Born on Long Island in New York in 1819, the son of a farmer turned carpenter, Walt left formal schooling aged 11, but then worked in a series of jobs that added to his education. He worked, initially as a law clerk, but at 12 he became a typesetter’s apprentice, also learning journalism.
Becoming increasingly literate, and reading as much as he could, he became a teacher, teaching at schools around Long Island in 1838. But he began to have literary aspirations. From 1841, taking on the personal style of flamboyant writer, complete with fancy clothes and walking cane, he talked his way into newspaper jobs.
But he lived up to his own hype. In 1846 he became editor of the Brooklyn Daily Eagle. By then he was already writing poetry, which was published in various papers and periodicals. He published the novel, Franklin Evans; Or, The Inebriate, in 1842. An attempt to preach the evils of alcohol, Whitman later dismissed it as “damned rot”.

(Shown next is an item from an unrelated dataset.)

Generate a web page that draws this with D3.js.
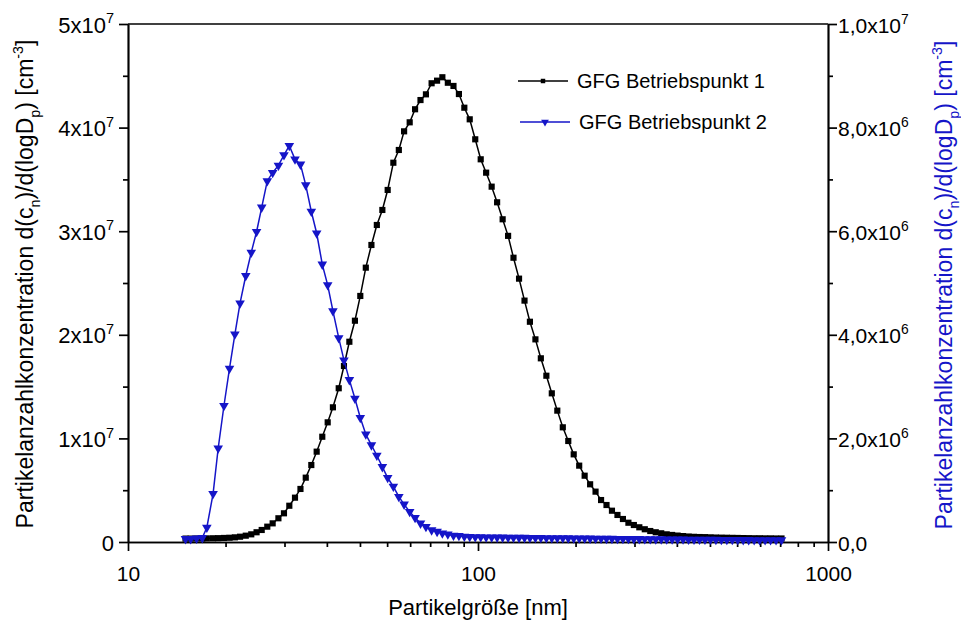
<!DOCTYPE html>
<html lang="de">
<head>
  <meta charset="UTF-8">
  <script src="https://d3js.org/d3.v7.min.js"></script>
  <title>Partikelgrößenverteilung</title>
  <style>
    body { margin: 0; background: #fff; }
    svg text { font-family: "Liberation Sans", Arial, sans-serif; fill: #000; }
  </style>
</head>
<body>
<script>
  // SMPS channel midpoints [nm]
  const diameters = [
    14.6, 15.1, 15.7, 16.3, 16.8, 17.5, 18.1, 18.8, 19.5, 20.2,
    20.9, 21.7, 22.5, 23.3, 24.1, 25.0, 25.9, 26.9, 27.9, 28.9,
    30.0, 31.1, 32.2, 33.4, 34.6, 35.9, 37.2, 38.5, 40.0, 41.4,
    42.9, 44.5, 46.1, 47.8, 49.6, 51.4, 53.3, 55.2, 57.3, 59.4,
    61.5, 63.8, 66.1, 68.5, 71.0, 73.7, 76.4, 79.1, 82.0, 85.1,
    88.2, 91.4, 94.7, 98.2, 101.8, 105.5, 109.4, 113.4, 117.6, 121.9,
    126.3, 131.0, 135.8, 140.7, 145.9, 151.2, 156.8, 162.5, 168.5, 174.7,
    181.1, 187.7, 194.6, 201.7, 209.1, 216.7, 224.7, 232.9, 241.4, 250.3,
    259.5, 269.0, 278.8, 289.0, 299.6, 310.6, 322.0, 333.8, 346.0, 358.7,
    371.8, 385.4, 399.5, 414.2, 429.4, 445.1, 461.4, 478.3, 495.8, 514.0,
    532.8, 552.3, 572.5, 593.5, 615.3, 637.8, 661.2, 685.4, 710.5, 736.5
  ];

  // GFG Betriebspunkt 1 (left axis), cm^-3
  const gfg1 = [
    0.33e6, 0.33e6, 0.34e6, 0.34e6, 0.35e6, 0.36e6, 0.37e6, 0.39e6, 0.41e6, 0.45e6,
    0.51e6, 0.61e6, 0.74e6, 0.94e6, 1.16e6, 1.48e6, 1.80e6, 2.29e6, 2.77e6, 3.50e6,
    4.28e6, 5.12e6, 6.21e6, 7.43e6, 8.72e6, 10.16e6, 11.55e6, 13.00e6, 14.84e6, 16.99e6,
    19.33e6, 21.36e6, 23.75e6, 26.48e6, 28.67e6, 30.60e6, 32.05e6, 33.98e6, 36.61e6, 37.84e6,
    39.64e6, 40.51e6, 41.77e6, 42.66e6, 43.21e6, 44.28e6, 44.53e6, 44.86e6, 44.33e6, 44.02e6,
    43.24e6, 41.92e6, 40.80e6, 38.87e6, 36.94e6, 35.65e6, 34.30e6, 32.79e6, 31.15e6, 29.55e6,
    27.44e6, 25.42e6, 23.30e6, 21.26e6, 19.56e6, 17.73e6, 16.05e6, 14.35e6, 12.68e6, 11.07e6,
    9.75e6, 8.46e6, 7.37e6, 6.40e6, 5.57e6, 4.86e6, 4.05e6, 3.57e6, 3.02e6, 2.61e6,
    2.22e6, 1.86e6, 1.64e6, 1.42e6, 1.23e6, 1.06e6, 0.94e6, 0.84e6, 0.74e6, 0.68e6,
    0.62e6, 0.57e6, 0.53e6, 0.50e6, 0.48e6, 0.47e6, 0.45e6, 0.43e6, 0.42e6, 0.41e6,
    0.40e6, 0.39e6, 0.38e6, 0.37e6, 0.36e6, 0.36e6, 0.35e6, 0.35e6, 0.34e6, 0.34e6
  ];

  // GFG Betriebspunkt 2 (right axis), cm^-3
  const gfg2 = [
    0.06e6, 0.06e6, 0.07e6, 0.08e6, 0.28e6, 0.93e6, 1.81e6, 2.63e6, 3.35e6, 4.01e6,
    4.61e6, 5.14e6, 5.59e6, 5.99e6, 6.46e6, 6.97e6, 7.13e6, 7.27e6, 7.47e6, 7.65e6,
    7.39e6, 7.29e6, 6.89e6, 6.38e6, 5.96e6, 5.36e6, 4.96e6, 4.46e6, 3.94e6, 3.51e6,
    3.13e6, 2.77e6, 2.40e6, 2.08e6, 1.87e6, 1.67e6, 1.45e6, 1.24e6, 1.07e6, 0.875e6,
    0.727e6, 0.585e6, 0.470e6, 0.360e6, 0.296e6, 0.230e6, 0.200e6, 0.168e6, 0.149e6, 0.125e6,
    0.120e6, 0.105e6, 0.100e6, 0.097e6, 0.096e6, 0.093e6, 0.092e6, 0.090e6, 0.089e6, 0.087e6,
    0.086e6, 0.085e6, 0.084e6, 0.083e6, 0.081e6, 0.081e6, 0.079e6, 0.078e6, 0.077e6, 0.076e6,
    0.075e6, 0.073e6, 0.073e6, 0.071e6, 0.070e6, 0.069e6, 0.068e6, 0.066e6, 0.066e6, 0.064e6,
    0.063e6, 0.062e6, 0.061e6, 0.060e6, 0.059e6, 0.058e6, 0.056e6, 0.056e6, 0.055e6, 0.054e6,
    0.053e6, 0.052e6, 0.050e6, 0.050e6, 0.049e6, 0.048e6, 0.047e6, 0.046e6, 0.045e6, 0.044e6,
    0.043e6, 0.042e6, 0.041e6, 0.041e6, 0.040e6, 0.040e6, 0.039e6, 0.039e6, 0.038e6, 0.038e6
  ];

  // axis ticks
  const xMajor = [10, 100, 1000];
  const xMinor = [19, 28, 37, 46, 55, 64, 73, 82, 91, 190, 280, 370, 460, 550, 640, 730, 820, 910];
  const leftMajor = [0, 1e7, 2e7, 3e7, 4e7, 5e7];
  const leftMinor = [0.5e7, 1.5e7, 2.5e7, 3.5e7, 4.5e7];
  const leftLabels = [["0", ""], ["1x10", "7"], ["2x10", "7"], ["3x10", "7"], ["4x10", "7"], ["5x10", "7"]];
  const rightMajor = [0, 2e6, 4e6, 6e6, 8e6, 1e7];
  const rightMinor = [1e6, 3e6, 5e6, 7e6, 9e6];
  const rightLabels = [["0,0", ""], ["2,0x10", "6"], ["4,0x10", "6"], ["6,0x10", "6"], ["8,0x10", "6"], ["1,0x10", "7"]];
  const seriesNames = ["GFG Betriebspunkt 1", "GFG Betriebspunkt 2"];

  const width = 961, height = 620;
  const blue = "#1515c8";
  const plot = { left: 128, right: 828, top: 24, bottom: 542 };

  const svg = d3.select("body").append("svg")
    .attr("width", width)
    .attr("height", height);

  const x = d3.scaleLog().domain([10, 1000]).range([plot.left, plot.right]);
  const yL = d3.scaleLinear().domain([0, 5e7]).range([plot.bottom, plot.top]);
  const yR = d3.scaleLinear().domain([0, 1e7]).range([plot.bottom, plot.top]);

  // helper: text with sub/superscript parts
  function richText(sel, parts, fs, small) {
    let shift = 0;
    parts.forEach(p => {
      if (!p.t) return;
      const ts = sel.append("tspan").text(p.t);
      let target = 0;
      if (p.k === "sub") target = fs * 0.3;
      if (p.k === "sup") target = -fs * 0.42;
      ts.attr("dy", target - shift);
      shift = target;
      ts.style("font-size", p.k ? (fs * (small || 0.62)) + "px" : fs + "px");
    });
  }

  // axes
  const axStroke = 1.7;
  function styleAxis(g) {
    g.selectAll("path, line").attr("stroke", "#000").attr("stroke-width", axStroke);
    g.selectAll("text").remove();
  }

  svg.append("g").attr("transform", `translate(0,${plot.bottom})`)
    .call(d3.axisBottom(x).tickValues(xMinor).tickSize(5).tickSizeOuter(0).tickFormat(""))
    .call(styleAxis);
  const xAx = svg.append("g").attr("transform", `translate(0,${plot.bottom})`)
    .call(d3.axisBottom(x).tickValues(xMajor).tickSize(9).tickSizeOuter(0).tickFormat(d3.format("d")))
    .call(g => g.selectAll("path, line").attr("stroke", "#000").attr("stroke-width", axStroke));
  xAx.selectAll("text")
    .attr("y", 39).attr("dy", 0)
    .style("font-size", "21px")
    .style("font-family", "'Liberation Sans', Arial, sans-serif")
    .attr("fill", "#000");

  svg.append("g").attr("transform", `translate(${plot.left},0)`)
    .call(d3.axisLeft(yL).tickValues(leftMinor).tickSize(5).tickSizeOuter(0).tickFormat(""))
    .call(styleAxis);
  const yAxL = svg.append("g").attr("transform", `translate(${plot.left},0)`)
    .call(d3.axisLeft(yL).tickValues(leftMajor).tickSize(9).tickSizeOuter(0).tickFormat(""))
    .call(styleAxis);
  yAxL.selectAll(".tick").each(function (d, i) {
    const t = d3.select(this).append("text")
      .attr("x", -14).attr("y", 8)
      .attr("text-anchor", "end");
    richText(t, [{ t: leftLabels[i][0] }, { t: leftLabels[i][1], k: "sup" }], 22, 0.66);
  });

  svg.append("g").attr("transform", `translate(${plot.right},0)`)
    .call(d3.axisRight(yR).tickValues(rightMinor).tickSize(5).tickSizeOuter(0).tickFormat(""))
    .call(styleAxis);
  const yAxR = svg.append("g").attr("transform", `translate(${plot.right},0)`)
    .call(d3.axisRight(yR).tickValues(rightMajor).tickSize(9).tickSizeOuter(0).tickFormat(""))
    .call(styleAxis);
  yAxR.selectAll(".tick").each(function (d, i) {
    const t = d3.select(this).append("text")
      .attr("x", 10).attr("y", 8)
      .attr("text-anchor", "start");
    richText(t, [{ t: rightLabels[i][0] }, { t: rightLabels[i][1], k: "sup" }], 21, 0.66);
  });

  // top frame line
  svg.append("line")
    .attr("x1", plot.left).attr("x2", plot.right)
    .attr("y1", plot.top).attr("y2", plot.top)
    .attr("stroke", "#000").attr("stroke-width", axStroke);

  // axis titles
  svg.append("text")
    .attr("x", (plot.left + plot.right) / 2).attr("y", 615)
    .attr("text-anchor", "middle")
    .style("font-size", "22px")
    .text("Partikelgröße [nm]");

  const yTitleParts = [
    { t: "Partikelanzahlkonzentration d(c" }, { t: "n", k: "sub" }, { t: ")/d(logD" },
    { t: "p", k: "sub" }, { t: ") [cm" }, { t: "-3", k: "sup" }, { t: "]" }
  ];
  const tl = svg.append("text")
    .attr("transform", `translate(33,${(plot.top + plot.bottom) / 2 + 1}) rotate(-90)`)
    .attr("text-anchor", "middle");
  richText(tl, yTitleParts, 23);

  const tr = svg.append("text")
    .attr("transform", `translate(952,${(plot.top + plot.bottom) / 2 + 2}) rotate(-90)`)
    .attr("text-anchor", "middle")
    .style("fill", blue);
  richText(tr, yTitleParts, 23);
  tr.selectAll("tspan").style("fill", blue);

  // series
  const pts1 = diameters.map((d, i) => [d, gfg1[i]]);
  const pts2 = diameters.map((d, i) => [d, gfg2[i]]);

  svg.append("path")
    .datum(pts1)
    .attr("fill", "none").attr("stroke", "#000").attr("stroke-width", 1.5)
    .attr("d", d3.line().x(d => x(d[0])).y(d => yL(d[1])));
  svg.append("g").selectAll("path")
    .data(pts1).enter().append("path")
    .attr("transform", d => `translate(${x(d[0])},${yL(d[1])})`)
    .attr("d", d3.symbol(d3.symbolSquare, 38))
    .attr("fill", "#000");

  svg.append("path")
    .datum(pts2)
    .attr("fill", "none").attr("stroke", blue).attr("stroke-width", 1.5)
    .attr("d", d3.line().x(d => x(d[0])).y(d => yR(d[1])));
  svg.append("g").selectAll("path")
    .data(pts2).enter().append("path")
    .attr("transform", d => `translate(${x(d[0])},${yR(d[1])}) rotate(180)`)
    .attr("d", d3.symbol(d3.symbolTriangle, 40))
    .attr("fill", blue);

  // legend
  const legend = svg.append("g");
  const legRows = [
    { name: seriesNames[0], color: "#000", sym: d3.symbolSquare, size: 20, rot: 0, y: 81, x0: 518 },
    { name: seriesNames[1], color: blue, sym: d3.symbolTriangle, size: 26, rot: 180, y: 122, x0: 520 }
  ];
  legRows.forEach(r => {
    legend.append("line")
      .attr("x1", r.x0).attr("x2", r.x0 + 50)
      .attr("y1", r.y).attr("y2", r.y)
      .attr("stroke", r.color).attr("stroke-width", 1.4);
    legend.append("path")
      .attr("transform", `translate(${r.x0 + 25},${r.y}) rotate(${r.rot})`)
      .attr("d", d3.symbol(r.sym, r.size))
      .attr("fill", r.color);
    legend.append("text")
      .attr("x", r.x0 + 59).attr("y", r.y + 7)
      .style("font-size", "20px")
      .text(r.name);
  });
</script>
</body>
</html>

His personal political views, on stopping slavery being introduced to new states and his support for the Free Soil Party, resulted in him being sacked from the Eagle in 1848.
Meanwhile his poetry was rapidly evolving He was experimenting with blank verse and by 1855 had 12 poems which gathered in a manuscript he called Leaves Of Grass. Its topics ranged from singing the praises of the body to preserving American democracy. It showed a unique voice, drawn from America’s common men rather than its literary elite.
Unable to find a publisher he used his own money, made from selling houses and investing in real estate,
to put it out, with a print run of only 795 copies.
About two dozen sold, some people were shocked by the sexual content others mystified by his blank verse. Despite that, he gained many admirers, including essayist Ralph Waldo Emerson who praised it as the most “extraordinary piece of wit and wisdom” produced in America. A second edition was published in 1856 containing 20 extra poems. He would continue to revise it until his death.
When the Civil War broke out in 1861, Whitman supported the war but didn’t want to take up arms against slavery. After his brother was wounded he went to look after soldiers. He wrote about his experiences in newspaper articles and his poems.
In 1865 he published Drum Taps based on his war experiences. His poetry also gained world attention through expurgated editions (presumably minus the sex) in England from
1868. In the 1870s he became ill and lost his job in the attorney-general’s office. In 1881 the Society for the Suppression of Vice threatened to stop a new edition of Leaves
Of Grass. When it was finally published it was a big seller, bringing financial security.
He bought a New Jersey cottage where he spent his declining years.
He died in 1892, never having married — his only long-term relationships were with men, including Peter Doyle, who was rumoured to be his lover.
Leaves Of Grass, revised and added in nine editions, was his greatest legacy. Words from the poem Song Of Myself are something of an epitaph:
“I bequeath myself to the dirt, to grow from the grass I love. If you want me again, look for me under your boot sole.”